-- What you are asked to do --
Copy the material below verbatim from the line with "Generate a LaTeX" to the line with "(light.south) |- (mult.west);", both lines included, omitting pictures and every line outside that range.

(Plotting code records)

--------

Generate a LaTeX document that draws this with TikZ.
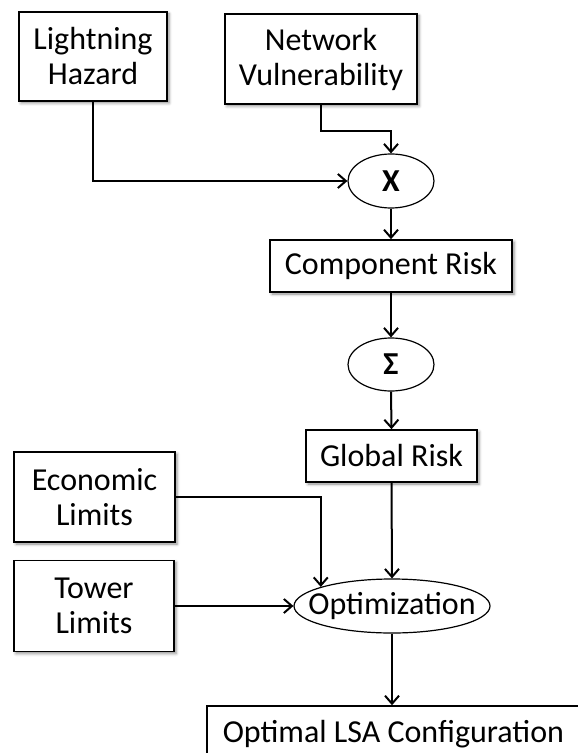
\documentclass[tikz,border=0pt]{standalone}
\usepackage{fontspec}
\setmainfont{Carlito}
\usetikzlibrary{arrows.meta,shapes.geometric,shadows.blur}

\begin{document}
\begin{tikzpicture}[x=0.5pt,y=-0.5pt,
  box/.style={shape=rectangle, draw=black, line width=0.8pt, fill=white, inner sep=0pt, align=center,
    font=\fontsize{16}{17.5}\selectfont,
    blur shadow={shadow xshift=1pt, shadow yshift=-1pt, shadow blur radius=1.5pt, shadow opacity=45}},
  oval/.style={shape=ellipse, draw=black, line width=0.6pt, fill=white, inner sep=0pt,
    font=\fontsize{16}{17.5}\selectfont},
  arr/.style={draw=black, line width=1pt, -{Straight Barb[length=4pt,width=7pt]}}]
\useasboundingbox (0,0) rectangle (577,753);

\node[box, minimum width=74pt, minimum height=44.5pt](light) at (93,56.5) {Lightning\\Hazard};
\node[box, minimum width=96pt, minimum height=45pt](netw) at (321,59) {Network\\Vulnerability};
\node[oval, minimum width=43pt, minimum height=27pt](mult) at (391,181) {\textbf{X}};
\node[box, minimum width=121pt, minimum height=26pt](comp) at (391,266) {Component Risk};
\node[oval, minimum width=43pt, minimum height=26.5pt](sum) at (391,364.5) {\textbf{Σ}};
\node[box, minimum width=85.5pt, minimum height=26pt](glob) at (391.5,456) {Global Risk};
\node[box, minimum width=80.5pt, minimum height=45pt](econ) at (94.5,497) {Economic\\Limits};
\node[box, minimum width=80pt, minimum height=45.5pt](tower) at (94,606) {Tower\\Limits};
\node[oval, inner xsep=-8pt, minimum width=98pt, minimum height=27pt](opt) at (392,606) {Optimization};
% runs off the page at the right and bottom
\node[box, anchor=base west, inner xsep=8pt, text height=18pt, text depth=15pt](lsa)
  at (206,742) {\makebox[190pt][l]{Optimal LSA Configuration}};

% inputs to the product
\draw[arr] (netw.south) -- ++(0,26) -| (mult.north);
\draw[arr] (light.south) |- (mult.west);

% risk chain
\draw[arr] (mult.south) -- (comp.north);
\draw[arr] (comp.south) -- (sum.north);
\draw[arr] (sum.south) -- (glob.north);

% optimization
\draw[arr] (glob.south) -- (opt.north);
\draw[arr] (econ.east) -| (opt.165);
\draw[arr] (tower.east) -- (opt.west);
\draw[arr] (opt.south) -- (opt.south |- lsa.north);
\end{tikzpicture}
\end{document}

--------

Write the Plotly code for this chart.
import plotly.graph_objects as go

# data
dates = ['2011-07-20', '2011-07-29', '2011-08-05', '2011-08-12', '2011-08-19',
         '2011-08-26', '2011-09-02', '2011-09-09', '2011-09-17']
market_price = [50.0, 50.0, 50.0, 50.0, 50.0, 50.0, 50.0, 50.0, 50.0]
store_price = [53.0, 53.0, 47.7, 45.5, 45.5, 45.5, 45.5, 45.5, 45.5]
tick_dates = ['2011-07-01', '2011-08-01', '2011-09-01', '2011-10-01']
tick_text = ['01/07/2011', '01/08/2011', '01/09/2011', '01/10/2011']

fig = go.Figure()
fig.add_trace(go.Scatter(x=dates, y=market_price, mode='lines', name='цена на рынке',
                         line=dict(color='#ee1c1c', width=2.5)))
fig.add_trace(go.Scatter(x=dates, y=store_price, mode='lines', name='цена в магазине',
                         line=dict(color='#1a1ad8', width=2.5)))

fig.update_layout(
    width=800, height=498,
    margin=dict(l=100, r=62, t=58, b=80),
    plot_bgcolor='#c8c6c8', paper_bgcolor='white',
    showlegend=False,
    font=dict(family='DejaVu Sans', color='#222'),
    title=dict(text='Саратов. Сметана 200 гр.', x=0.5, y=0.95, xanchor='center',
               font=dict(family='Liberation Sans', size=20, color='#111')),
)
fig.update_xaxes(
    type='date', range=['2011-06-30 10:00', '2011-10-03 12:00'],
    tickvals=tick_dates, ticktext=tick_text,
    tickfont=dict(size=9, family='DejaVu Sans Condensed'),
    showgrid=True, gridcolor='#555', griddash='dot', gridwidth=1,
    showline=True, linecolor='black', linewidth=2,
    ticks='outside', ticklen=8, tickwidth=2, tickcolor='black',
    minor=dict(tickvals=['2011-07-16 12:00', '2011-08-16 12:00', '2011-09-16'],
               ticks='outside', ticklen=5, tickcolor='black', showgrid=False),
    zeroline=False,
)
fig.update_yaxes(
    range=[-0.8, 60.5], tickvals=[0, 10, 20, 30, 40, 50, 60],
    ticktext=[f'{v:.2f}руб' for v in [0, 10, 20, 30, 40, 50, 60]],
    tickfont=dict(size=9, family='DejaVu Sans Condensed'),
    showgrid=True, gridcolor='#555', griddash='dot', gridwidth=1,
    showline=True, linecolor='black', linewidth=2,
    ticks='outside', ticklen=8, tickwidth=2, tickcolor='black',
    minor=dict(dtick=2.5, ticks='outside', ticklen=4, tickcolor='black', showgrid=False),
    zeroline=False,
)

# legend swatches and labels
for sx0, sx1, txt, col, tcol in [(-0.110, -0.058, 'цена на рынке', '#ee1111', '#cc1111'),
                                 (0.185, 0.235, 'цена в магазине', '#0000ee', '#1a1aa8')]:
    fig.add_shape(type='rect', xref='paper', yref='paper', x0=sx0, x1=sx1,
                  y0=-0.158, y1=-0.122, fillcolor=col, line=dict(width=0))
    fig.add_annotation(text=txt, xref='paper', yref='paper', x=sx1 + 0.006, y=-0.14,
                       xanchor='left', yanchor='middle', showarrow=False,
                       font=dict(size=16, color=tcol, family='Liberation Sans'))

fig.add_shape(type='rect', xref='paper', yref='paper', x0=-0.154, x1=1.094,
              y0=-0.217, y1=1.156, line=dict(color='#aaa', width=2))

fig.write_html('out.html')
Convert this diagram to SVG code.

--------

-- Task result --
Generate a LaTeX document that draws this with TikZ.
\documentclass[tikz,border=0pt]{standalone}
\usepackage{fontspec}
\setmainfont{Carlito}
\usetikzlibrary{arrows.meta,shapes.geometric,shadows.blur}

\begin{document}
\begin{tikzpicture}[x=0.5pt,y=-0.5pt,
  box/.style={shape=rectangle, draw=black, line width=0.8pt, fill=white, inner sep=0pt, align=center,
    font=\fontsize{16}{17.5}\selectfont,
    blur shadow={shadow xshift=1pt, shadow yshift=-1pt, shadow blur radius=1.5pt, shadow opacity=45}},
  oval/.style={shape=ellipse, draw=black, line width=0.6pt, fill=white, inner sep=0pt,
    font=\fontsize{16}{17.5}\selectfont},
  arr/.style={draw=black, line width=1pt, -{Straight Barb[length=4pt,width=7pt]}}]
\useasboundingbox (0,0) rectangle (577,753);

\node[box, minimum width=74pt, minimum height=44.5pt](light) at (93,56.5) {Lightning\\Hazard};
\node[box, minimum width=96pt, minimum height=45pt](netw) at (321,59) {Network\\Vulnerability};
\node[oval, minimum width=43pt, minimum height=27pt](mult) at (391,181) {\textbf{X}};
\node[box, minimum width=121pt, minimum height=26pt](comp) at (391,266) {Component Risk};
\node[oval, minimum width=43pt, minimum height=26.5pt](sum) at (391,364.5) {\textbf{Σ}};
\node[box, minimum width=85.5pt, minimum height=26pt](glob) at (391.5,456) {Global Risk};
\node[box, minimum width=80.5pt, minimum height=45pt](econ) at (94.5,497) {Economic\\Limits};
\node[box, minimum width=80pt, minimum height=45.5pt](tower) at (94,606) {Tower\\Limits};
\node[oval, inner xsep=-8pt, minimum width=98pt, minimum height=27pt](opt) at (392,606) {Optimization};
% runs off the page at the right and bottom
\node[box, anchor=base west, inner xsep=8pt, text height=18pt, text depth=15pt](lsa)
  at (206,742) {\makebox[190pt][l]{Optimal LSA Configuration}};

% inputs to the product
\draw[arr] (netw.south) -- ++(0,26) -| (mult.north);
\draw[arr] (light.south) |- (mult.west);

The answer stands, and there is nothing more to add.